By Heather Lowe
This is the second of many excerpts from Heather Lowe’s novella titled Catharine.It explores her love affair with downtown St. Catharines through a series of shamelessly exaggerated vignettes.
In spite of the fear, regret and despair billowing from the city sewers, something promising was bubbling just below the surface. In dark corners of city centres and lurking in the shadows of dingy bars a very small yet significant revolution was building. Perhaps it was collective conscience, perhaps there was something in our water, or perhaps we all simply became elated with living in another so called factory town.
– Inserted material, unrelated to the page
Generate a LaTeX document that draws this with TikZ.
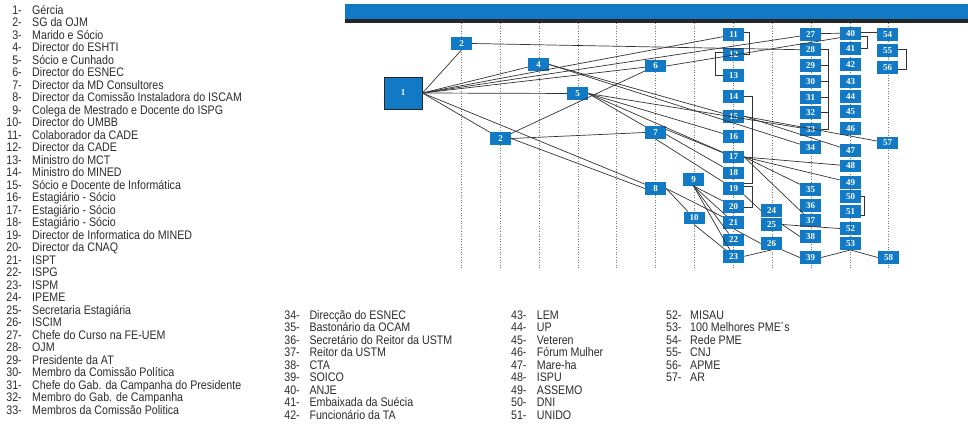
\documentclass[tikz,border=0pt]{standalone}
\usepackage{fontspec}
\setmainfont{Liberation Sans}[FakeStretch=0.86]
\newfontfamily\boxfont{Liberation Serif}
\definecolor{nodeblue}{RGB}{18,121,197}
\definecolor{legtext}{RGB}{45,45,45}
\begin{document}
\begin{tikzpicture}[x=1pt,y=-1pt,
  bx/.style={fill=nodeblue,text=white,minimum width=21pt,minimum height=12.5pt,inner sep=0pt,font=\boxfont\fontsize{9}{9}\selectfont\bfseries},
  ln/.style={draw=black!80,line width=0.7pt},
  gridln/.style={draw=black!55,dotted,line width=0.6pt},
  lgnum/.style={anchor=base east,inner sep=0pt,text=legtext,font=\fontsize{12.4}{12}\selectfont},
  lgtxt/.style={anchor=base west,inner sep=0pt,text=legtext,font=\fontsize{12.4}{12}\selectfont}]
\useasboundingbox (0,0) rectangle (968,426);
% top bar
\fill[nodeblue] (345,4) rectangle (968,19);
\fill[black!85] (345,19) rectangle (968,22.5);
% dotted grid
\foreach \x in {461,500,539,578,616,655,694,733,772,811,850,888}
  \draw[gridln] (\x,23) -- (\x,270);
% nodes
\node[bx,minimum width=38pt,minimum height=32pt,draw=black!85,line width=1pt] (n1) at (403,93) {1};
\node[bx] (n2a) at (461.5,43.5) {2};
\node[bx] (n2b) at (500.5,138.5) {2};
\node[bx] (n4) at (538.5,64.5) {4};
\node[bx] (n5) at (577.5,93.5) {5};
\node[bx] (n6) at (655.5,66) {6};
\node[bx] (n7) at (655.5,132.5) {7};
\node[bx] (n8) at (655.5,188.5) {8};
\node[bx] (n9) at (693.5,179.5) {9};
\node[bx] (n10) at (694,218) {10};
\node[bx] (n11) at (733.5,34.7) {11};
\node[bx] (n12) at (733.5,54.3) {12};
\node[bx] (n13) at (733.5,75.7) {13};
\node[bx] (n14) at (733.5,96.5) {14};
\node[bx] (n15) at (733.5,116.3) {15};
\node[bx] (n16) at (733.5,136.6) {16};
\node[bx] (n17) at (733.5,157) {17};
\node[bx] (n18) at (733.5,173) {18};
\node[bx] (n19) at (733.5,188.5) {19};
\node[bx] (n20) at (733.5,206.5) {20};
\node[bx] (n21) at (733.5,222.3) {21};
\node[bx] (n22) at (733.5,240) {22};
\node[bx] (n23) at (733.5,256.3) {23};
\node[bx] (n24) at (771.5,210.5) {24};
\node[bx] (n25) at (771.5,224.5) {25};
\node[bx] (n26) at (771.5,243.5) {26};
\node[bx] (n27) at (810.5,34.5) {27};
\node[bx] (n28) at (810.5,49.7) {28};
\node[bx] (n29) at (810.5,65.5) {29};
\node[bx] (n30) at (810.5,81.7) {30};
\node[bx] (n31) at (810.5,97.3) {31};
\node[bx] (n32) at (810.5,112.3) {32};
\node[bx] (n33) at (810.5,129.5) {33};
\node[bx] (n34) at (810.5,147.5) {34};
\node[bx] (n35) at (810.5,189.5) {35};
\node[bx] (n36) at (810.5,205.5) {36};
\node[bx] (n37) at (810.5,220.5) {37};
\node[bx] (n38) at (810.5,236.5) {38};
\node[bx] (n39) at (810.5,257.5) {39};
\node[bx] (n40) at (850.5,33.7) {40};
\node[bx] (n41) at (850.5,48.7) {41};
\node[bx] (n42) at (850.5,64.3) {42};
\node[bx] (n43) at (850.5,81.5) {43};
\node[bx] (n44) at (850.5,96.3) {44};
\node[bx] (n45) at (850.5,111.3) {45};
\node[bx] (n46) at (850.5,128.3) {46};
\node[bx] (n47) at (850.5,150.5) {47};
\node[bx] (n48) at (850.5,166) {48};
\node[bx] (n49) at (850.5,182.5) {49};
\node[bx] (n50) at (850.5,196.5) {50};
\node[bx] (n51) at (850.5,211.5) {51};
\node[bx] (n52) at (850.5,228.5) {52};
\node[bx] (n53) at (850.5,243.5) {53};
\node[bx] (n54) at (887.5,34.5) {54};
\node[bx] (n55) at (887.5,50.7) {55};
\node[bx] (n56) at (887.5,67.5) {56};
\node[bx] (n57) at (887.5,143) {57};
\node[bx] (n58) at (888.5,257.5) {58};
% edges from 1
\draw[ln] (n1.east) -- (n2a.south);
\foreach \t in {n4,n11,n27,n6,n5,n2b,n8} \draw[ln] (n1.east) -- (\t);
\draw[ln] (n2a.east) -- (n28.west);
\draw[ln] (n2b) -- (n6);
\draw[ln] (n2b.east) -- (n7.west);
\draw[ln] (n2b.east) -- (n8.west);
\draw[ln] (n6.east) -- ([yshift=-4pt]n40.west);
\draw[ln] (n4.east) -- (n15);
\draw[ln] (n4.east) -- (n34);
\foreach \t in {n7,n16,n17,n33} \draw[ln] (n5.east) -- (\t);
\draw[ln] ([yshift=3pt]n7.east) -- (n17);
\draw[ln] ([yshift=-2pt]n7.east) -- (n18);
\draw[ln] (n7.south) -- (n19);
\draw[ln] (n8.east) -- (n10);
\draw[ln] (n8.east) -- (n21);
\foreach \t in {n20,n21,n22,n23} \draw[ln] (n9.south) -- (\t);
\draw[ln] (n10.south) -- (n23);
\draw[ln] (n15.east) -- (n47);
\draw[ln] (n15.east) -- (n57);
\foreach \t in {n48,n49,n35,n37} \draw[ln] (n17.east) -- (\t);
\draw[ln] (n19.south east) -- (n24.west);
\draw[ln] (n21.south) -- (n26.west);
\draw[ln] (n23.east) -- (n26.south);
\draw[ln] (n26.south east) -- (n39.west);
\draw[ln] (n39.east) -- (n53.south);
\draw[ln] (n53.south) -- (n58.west);
\draw[ln] (n25.east) -- (n38.west);
\draw[ln] (n25.east) -- (n52.west);
\draw[ln] ([yshift=1pt]n27.east) -- ([yshift=0.4pt]n40.west);
\draw[ln] ([yshift=1.4pt]n40.east) -- ([yshift=2.2pt]n54.west);
% brackets
\draw[ln] ([yshift=2.4pt]n11.east) -- ++(5.5,0) |- (n12.east);
\draw[ln] ([yshift=2pt]n12.west) -- ++(-7,0) |- (n13.west);
\draw[ln] (n14.east) -- ++(8.5,0) |- ([yshift=5pt]n19.east);
\draw[ln] ([yshift=2.5pt]n19.east) -- ++(8.5,0) |- ([yshift=-1.2pt]n20.east);
\draw[ln] (n28.east) -- ++(7.5,0) |- (n33.east);
\foreach \t in {n29,n30,n31,n32} \draw[ln] (\t.east) -- ++(7.5,0);
\draw[ln] ([yshift=-2.5pt]n40.east) -- ++(6.5,0) |- (n41.east);
\draw[ln] ([yshift=1.7pt]n55.east) -- ++(8,0) |- ([yshift=-1.5pt]n56.east);
\draw[ln] (n50.east) -- ++(3.5,0) |- ([yshift=-4pt]n51.east);
% legend column 1
\foreach \t [count=\i] in {Gércia,SG da OJM,Marido e Sócio,Director do ESHTI,Sócio e Cunhado,Director do ESNEC,Director da MD Consultores,Director da Comissão Instaladora do ISCAM,Colega de Mestrado e Docente do ISPG,Director do UMBB,Colaborador da CADE,Director da CADE,Ministro do MCT,Ministro do MINED,Sócio e Docente de Informática,Estagiário - Sócio,Estagiário - Sócio,Estagiário - Sócio,Director de Informatica do MINED,Director da CNAQ,ISPT,ISPG,ISPM,IPEME,Secretaria Estagiária,ISCIM,Chefe do Curso na FE-UEM,OJM,Presidente da AT,Membro da Comissão Política,Chefe do Gab. da Campanha do Presidente,Membro do Gab. de Campanha,Membros da Comissão Politica}{
  \node[lgnum] (ln\i) at (22,{14+(\i-1)*12.5}) {\i-};
  \node[lgtxt] (lt\i) at (32,{14+(\i-1)*12.5}) {\t};
}
% legend column 2
\foreach \t [count=\k from 34] in {Direcção do ESNEC,Bastonário da OCAM,Secretário do Reitor da USTM,Reitor da USTM,CTA,SOICO,ANJE,Embaixada da Suécia,Funcionário da TA}{
  \node[lgnum] (ln\k) at (300,{319+(\k-34)*12.5}) {\k-};
  \node[lgtxt] (lt\k) at (309.3,{319+(\k-34)*12.5}) {\t};
}
% legend column 3
\foreach \t [count=\k from 43] in {LEM,UP,Veteren,Fórum Mulher,Mare-ha,ISPU,ASSEMO,DNI,UNIDO}{
  \node[lgnum] (ln\k) at (526.7,{319+(\k-43)*12.5}) {\k-};
  \node[lgtxt] (lt\k) at (536.7,{319+(\k-43)*12.5}) {\t};
}
% legend column 4
\foreach \t [count=\k from 52] in {MISAU,100 Melhores PME´s,Rede PME,CNJ,APME,AR}{
  \node[lgnum] (ln\k) at (681.7,{319+(\k-52)*12.5}) {\k-};
  \node[lgtxt] (lt\k) at (690,{319+(\k-52)*12.5}) {\t};
}
\end{tikzpicture}
\end{document}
Whatever the reason, artists of all sorts seemed to be growing out of the very soil. Theatre troupes came together like the nervous loins of teenaged boys and girls. Singers, songwriters and self-proclaimed folk heroes banded together like the West Side Story Jets. Visual artists were spewing modest masterpieces under the glass in trendy cafes, on stone walls of city banks and in forgotten alleyways. Tortured poets haunted local cafes and drank coffee after coffee until the server’s stomach ached out of sympathy. An exclusive school of filmmakers paraded the streets as if a red carpet had been laid out. And, of course, writers of all sorts sat hunched over their Macs, smoking cigarettes and other inspiring substances simply searching for their words.
These revolutionaries were an eclectic group; planners, professors, actors, designers, bartenders, local business owners, students, musicians, politicians, drinkers, nerds, freaks, squares, you get it. They drew portraits, painted abstract canvases, wrote anthems and all forms of literature. It wasn’t necessarily an organized movement, there were no soap boxes or secret meetings. It was a collective without ever being consciously decided as such.
An hour and a half from our blooming city laid a metropolis, A Little Apple, if you will. An emerald city of outrageous expense, supposed killer smog, walks of fame and buzzing lights. The metropolis had a certain appeal to be sure; a place that didn’t seem to sleep and gorged itself with trendy vintage shops, pop up restaurants and terrifying traffic. Many left our small, modest city to pursue dreams in The Little Apple but those who didn’t could never exactly pin point why. Some sort of airborne virus spread through the city and we could not help but feel that something impressive was about to happen. A sleeping giant in hibernation just threatening to erupt. We knew it was coming and so we waited. And we waited. And while we waited, we drank.